Para o chefão petista, os delegados e promotores “não sabiam como
funciona um governo de coalizão”
Por Augusto
Nunes, 24/10/2016,
www.veja.com.br
Editorial do Estadão
A luta contra a corrupção, que tem na Lava Jato seu
símbolo mais vistoso, é uma luta dos brasileiros em geral. Não é possível
pensar num país melhor sem acabar com a roubalheira, punir exemplarmente os
corruptos e aperfeiçoar a máquina do Estado para resguardá-la dos ladrões. No
entanto, infelizmente, há quem não veja a coisa dessa maneira. Para muitos
petistas e associados, por exemplo, a força-tarefa da Lava Jato causa prejuízo
ao País ao querer a todo custo combater a corrupção. Segundo esse raciocínio,
os procuradores da República – e, por extensão, todos os brasileiros de bem –
são ignorantes sobre como funcionam a política e a economia, restando aos
cidadãos conformar-se com o fato de que a vida é assim mesmo, isto é, que a
corrupção é incontornável e que só é possível governar e administrar o Brasil aprendendo
a cultivar boas relações com os corruptos.
Com a pretensão de ensinar aos brasileiros como
devemos nos comportar diante da corrupção, esses catedráticos em bandalheira
deram declarações esclarecedoras – e estarrecedoras – nos últimos dias.

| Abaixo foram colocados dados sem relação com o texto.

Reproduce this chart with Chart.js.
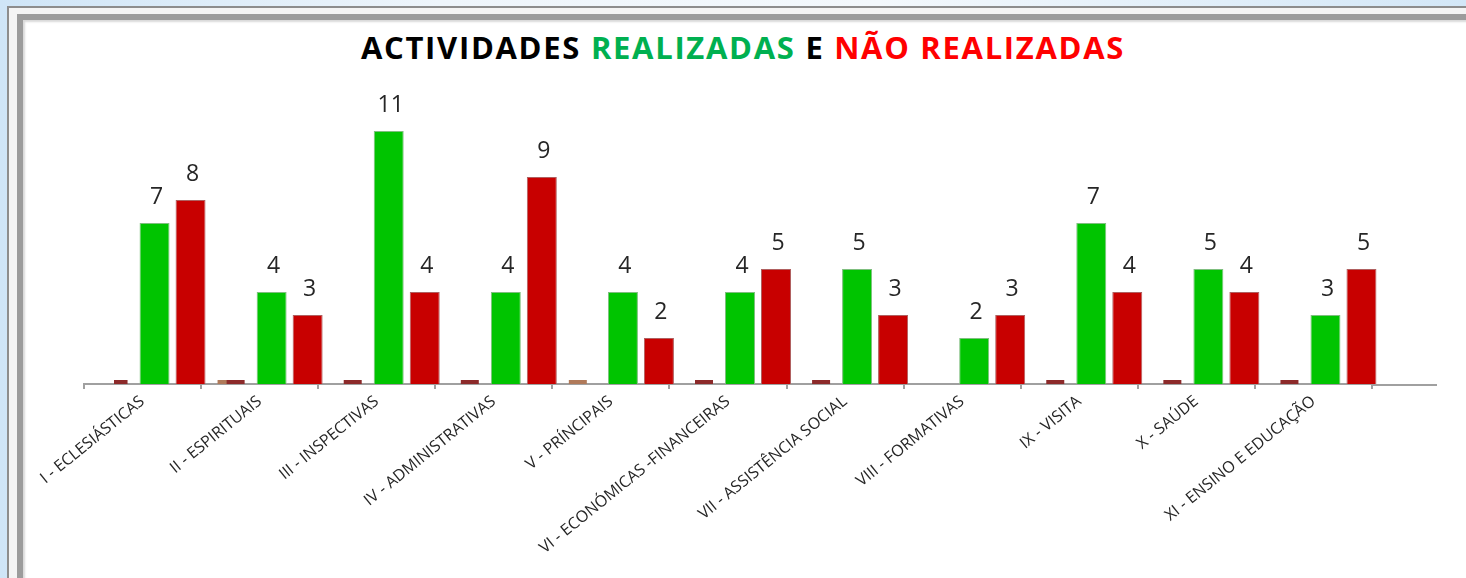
<!DOCTYPE html>
<html>
<head>
<meta charset="utf-8">
<script src="https://cdn.jsdelivr.net/npm/chart.js@4/dist/chart.umd.min.js"></script>
<style>
  html, body { margin: 0; padding: 0; }
  body {
    width: 1466px; height: 578px; overflow: hidden; position: relative;
    background: linear-gradient(90deg, #cfe5f7 0%, #eef5fb 30%, #f3f8fc 60%, #d3e7f7 100%);
  }
  #outer {
    position: absolute; left: 7px; top: 6px; width: 1470px; height: 580px;
    border-left: 2px solid #8d8d8d; border-top: 2px solid #8d8d8d;
    background: #f4f4f4;
  }
  #inner {
    position: absolute; left: 17px; top: 14px; width: 1460px; height: 570px;
    border-left: 6px solid #9c9c9c; border-top: 6px solid #9c9c9c;
    box-shadow: inset 2px 2px 2px rgba(0,0,0,0.15);
    background: #fff;
  }
  #title {
    position: absolute; left: 0; top: 29px; width: 1486px; text-align: center;
    font: bold 31px "Open Sans", Lato, sans-serif; color: #000; line-height: 36px;
    letter-spacing: 1.7px;
  }
  #title .g { color: #00b050; }
  #title .r { color: #ff0000; }
  canvas { position: absolute; left: 0; top: 0; }
</style>
</head>
<body>
<div id="outer"></div>
<div id="inner"></div>
<div id="title">ACTIVIDADES <span class="g">REALIZADAS</span> E <span class="r">NÃO REALIZADAS</span></div>
<canvas id="c" width="1466" height="578"></canvas>
<script>
// categorias
var labels = [
  'I - ECLESIÁSTICAS', 'II - ESPIRITUAIS', 'III - INSPECTIVAS', 'IV - ADMINISTRATIVAS',
  'V - PRÍNCIPAIS', 'VI - ECONÓMICAS -FINANCEIRAS', 'VII - ASSISTÊNCIA SOCIAL',
  'VIII - FORMATIVAS', 'IX - VISITA', 'X - SAÚDE', 'XI - ENSINO E EDUCAÇÃO'
];
// séries
var realizadas    = [7, 4, 11, 4, 4, 4, 5, 2, 7, 5, 3];
var naoRealizadas = [8, 3, 4, 9, 2, 5, 3, 3, 4, 4, 5];
// barras a zero que aparecem como lascas
var zeroEsq = [0, 0, 0, 0, null, 0, 0, null, 0, 0, 0];
var zeroDir = [0, null, null, 0, null, null, null, null, null, null, null];

// profundidade: as barras ficam desviadas do eixo, como no grafico 3D original
var depth = {
  id: 'depth',
  beforeDatasetsDraw: function (chart) {
    var ctx = chart.ctx, a = chart.chartArea;
    // o eixo continua um pouco para a direita
    ctx.save();
    ctx.strokeStyle = '#a0a0a0';
    ctx.lineWidth = 2;
    ctx.beginPath();
    ctx.moveTo(a.right, a.bottom + 1);
    ctx.lineTo(a.right + 65, a.bottom + 1);
    ctx.stroke();
    ctx.restore();
    ctx.save();
    ctx.translate(30, 0);
  },
  afterDatasetsDraw: function (chart) {
    var ctx = chart.ctx;
    ctx.font = '23px "Open Sans", Lato, sans-serif';
    ctx.fillStyle = '#262626';
    ctx.textAlign = 'center';
    ctx.textBaseline = 'middle';
    [1, 2].forEach(function (i) {
      var meta = chart.getDatasetMeta(i);
      meta.data.forEach(function (bar, j) {
        ctx.fillText(chart.data.datasets[i].data[j], bar.x + 2, bar.y - 26);
      });
    });
    ctx.restore();
  }
};

var chart = new Chart(document.getElementById('c'), {
  type: 'bar',
  data: {
    labels: labels,
    datasets: [
      { data: zeroEsq, backgroundColor: '#8c2a2a', minBarLength: 4, barPercentage: 0.5 },
      { data: realizadas, backgroundColor: '#00c400', borderColor: '#7fbf7f', borderWidth: 1 },
      { data: naoRealizadas, backgroundColor: '#c80000', borderColor: '#b06060', borderWidth: 1 },
      { data: zeroDir, backgroundColor: '#b07a5a', minBarLength: 4, barPercentage: 0.5 }
    ]
  },
  options: {
    responsive: false,
    animation: false,
    events: [],
    categoryPercentage: 1.23,
    barPercentage: 0.833,
    layout: { padding: { left: 84, right: 94, top: 108, bottom: 0 } },
    plugins: {
      legend: { display: false },
      tooltip: { enabled: false }
    },
    scales: {
      x: {
        grid: { display: true, drawOnChartArea: false, drawTicks: true, tickLength: 5, color: '#a0a0a0', lineWidth: 2, offset: true },
        border: { display: true, color: '#a0a0a0', width: 2 },
        ticks: {
          autoSkip: false, minRotation: 39, maxRotation: 39, padding: 3,
          color: '#262626', font: { family: '"Open Sans", Lato, sans-serif', size: 16 }
        },
        afterFit: function (scale) { scale.height = 194; }
      },
      y: {
        display: false, min: 0, max: 12
      }
    }
  },
  plugins: [depth]
});
</script>
</body>
</html>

O ex-presidente
Lula da Silva, por exemplo, assinou artigo no jornal Folha de S.Paulo no
qual diz perceber “uma perigosa ignorância de agentes da lei quanto ao
funcionamento do governo e das instituições”. Para o chefão petista, os
delegados e promotores “não sabiam como funciona um governo de coalizão”.
Infelizmente, a aula do mestre Lula terminou aí, mas os bons alunos haverão de
entender a lição: a julgar pela experiência petista, um governo de coalizão
funciona na base da compra, de preferência em dinheiro vivo, de apoio
parlamentar, razão pela qual não é possível pensar num governo que arregimente
apoio apenas na base de afinidade de ideias. Para Lula, é evidente que os
agentes da lei tinham de saber disso.
Movido pelo mesmo espírito didático, Eugênio
Aragão, que foi ministro da Justiça do governo de Dilma Rousseff até o
impeachment da presidente, deu uma entrevista à revista Carta Capital na
qual se propôs a explicar aos cidadãos por que a corrupção não apenas é
“tolerável”, segundo suas próprias palavras, como também, em certos aspectos, é
positiva.
Como Lula, Aragão tratou de desqualificar os
procuradores da República porque, segundo ele, desconhecem como funciona a
corrupção. “Essa garotada do Ministério Público não tem a mínima noção de
economia”, disse Aragão. Para ele, empresa pilhada em corrupção como aconteceu
na Lava Jato, não deveriam ser punidas, porque, nesse caso, empresas
estrangeiras tomariam seu lugar, roubando empregos dos brasileiros. “Aqui no
Brasil a gente entrega nossos ativos com uma facilidade impressionante”,
protestou Aragão. Os procuradores “não sabem como isso funciona” e
“simplesmente botaram na cabeça uma ideia falso-moralista de que o País tem de
ser limpo”, argumentou ele. Ora, diz o ex-ministro, “corrupção existe em todas
as partes do mundo” e “não é um problema moral, é, sobretudo um problema
estrutural simples”.
E a aula prosseguiu. A corrupção acontece, explicou
Aragão, “quando os processos administrativos de decisão são bloqueados” e, para
desbloqueá-los, “a empresa distribui dinheiro”. Ao “molhar a mão dos fiscais
para isso ir mais rápido”, conforme argumentou o ex-ministro, a empresa
consegue superar a burocracia “e entrar mais cedo como concorrente no mercado”,
razão pela qual – atenção – “do ponto de vista econômico isso não é ruim, não”.
Para Aragão, “a corrupção que, na verdade, serve como uma graxa na engrenagem
da máquina, essa, do ponto de vista econômico, é tolerável”. E ele arremata: “A
Lava Jato gaba-se de ter devolvido ao País R$ 2 bilhões. E quantos bilhões a
gente gastou para isso? Do ponto de vista econômico, a conta não fecha”.
Portanto, não se trata de entender a corrupção como
parte de um mundo naturalmente imperfeito. O que se tem aqui está em outro
patamar: para essa turma, temos que aceitar que o combate à corrupção é
indesejável e prejudica o País. Felizmente, os brasileiros estão a dizer
claramente para esse pessoal, nas urnas e nos tribunais, o que pensam disso.